Prime Minister Narendra Modi has talked about the Gumla in Jharkhand-based school -Noor Edpa where education is provided in the Kuduk language, the mother tongue of many Oraon tribals. 

PM Modi used his popular platform Maan Ki Baat to talk about and praise this Noor Edpa school and its innovative initiative to use the Kuduk language to educate students. 

This was while PM Modi was addressing the 108th edition of the much-awaited "Mann Ki Baat", a monthly radio programme, on Sunday. This school in Gumla has been running with the philosophy of linking the native tongue with the English language. 

Also adding students’ love for forests, rivers and wildlife is the focus of education in this school, and preservation of tribal languages and culture is the goal of the school. 

 The medium of instruction at the school is either in English or in Kuduk — the language of the Oraons. 

 It has over 500 students who talk only in Kuduk and English.

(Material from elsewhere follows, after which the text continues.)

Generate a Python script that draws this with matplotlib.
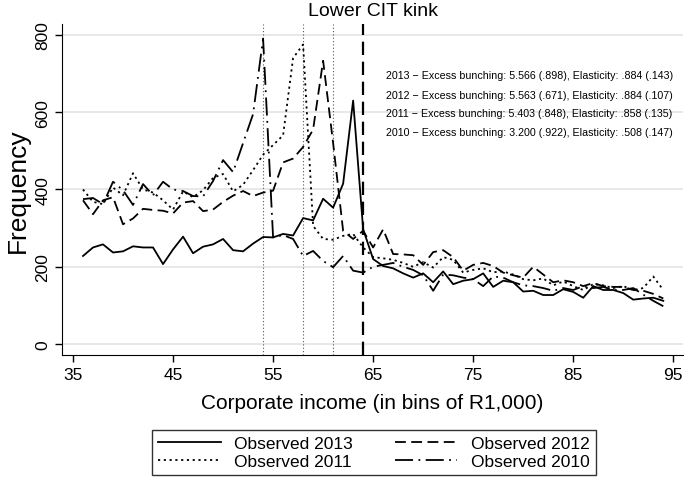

Hindi is alien to these students as languages other than Kuduk and English are not permitted to be spoken on the school premises.  

Founded by a group of tribal social leaders in 2000 in collaboration with the villagers, the school also teaches the students agriculture, fishery, animal husbandry and forestry.

“In today’s global era forests, rivers, hills, wildlife, tribal languages and cultures are at stake. Noor Edpa is a philosophy to preserve these essential things,” said Etwa Oraon, one of the founders. 

Oraon, who is a Catholic priest and a teacher at Sacred Heart College, Shillong, came up with the idea of starting such a school. Along with a few friends, including senior IAS officer Vinod Kispotta and social leaders Joy Baxla and Ratan Tirkey, Oraon started the school in Gumla. 

The villagers pooled together their resources to start the school. Later, Oraon and other founders mobilised resources from various quarters to keep it running. “The villagers are with us on our mission,” Baxla is on record having said. 

The students understand the responsibility that is being reposed on them and have taken it seriously.

“We are very happy to learn Prime Minister Modiji spoke about our school and the importance of using the mother tongue to read and write. I feel lucky to be a part of this dream project,” said a tribal girl student in Class V at Noor Edpa. The management of the institution has applied to Jharkhand Academic Council for affiliation. 

Though Noor Edpa is different from other schools in terms of the educational format, the subjects taught in other educational institutions are taught here too — the only difference being the medium and the focus of education.

“We are hopeful of producing a different group of educated tribal youths, who would be linked locally with their tribal language and connected globally with English,” Baxla thinks.